Small town festivals offer all sorts of prizes, like gigantic stuffed animals you'll probably just throw away, or if you're really lucky, reverse raffle jackpots that'll net you maybe a couple hundred bucks.
But at this art fest in the British town of Folkestone, Kent, lucky attendees can win actual gold treasure. And not those foil-covered chocolate coins.
Berlin-based artist Michael Sailstorfer planted 30 bars of genuine, 24-carat gold in the sand of Folkestone's Outer Harbour Beach, to the total value of $17,000 (or 10,000 pounds) for his submission to the town's triennial art fest -- apparently to fulfill a creative desire "to make art that comes less from the head and more from the stomach".
Whatever: Free money!
Of course, hundreds of gold diggers (actual gold diggers) have shown up on the Folkestone shore to find their treasure; one bar's worth approximately $533, according to The Huffington Post.
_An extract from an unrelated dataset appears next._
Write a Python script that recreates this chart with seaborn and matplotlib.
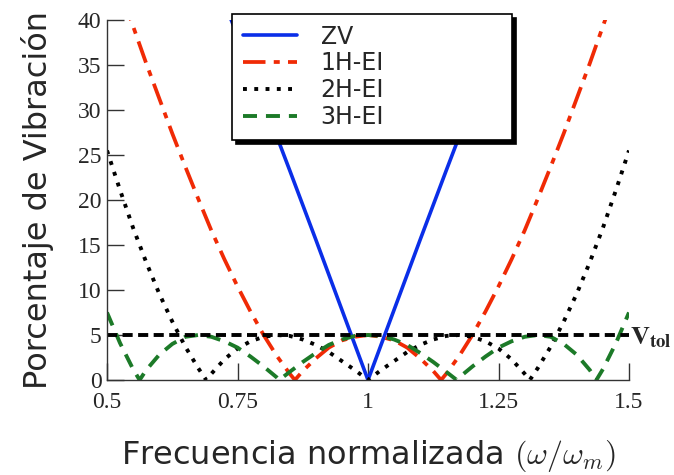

And it's totally finders keepers...
— ArtDaily (@artdaily) August 30, 2014
But as Lewis Biggs, one of the festival's curators, told the BBC, it's still pretty hard luck. "There are 30 gold bars buried there, along with a lot of washers, so if you bring your metal detector you will find a lot of washers before you find any gold... We will never know if the gold has been found or not".
Well, gold bars actually look a lot different from steel washers. But OK.
The bars are also scattered over a wide area on the bay, while the troublesome tide only lets diggers search at low tide after 4pm, with an hour before closing.
If you fancy your hand at striking gold, Sailstorfer's installation is up through Nov. 2.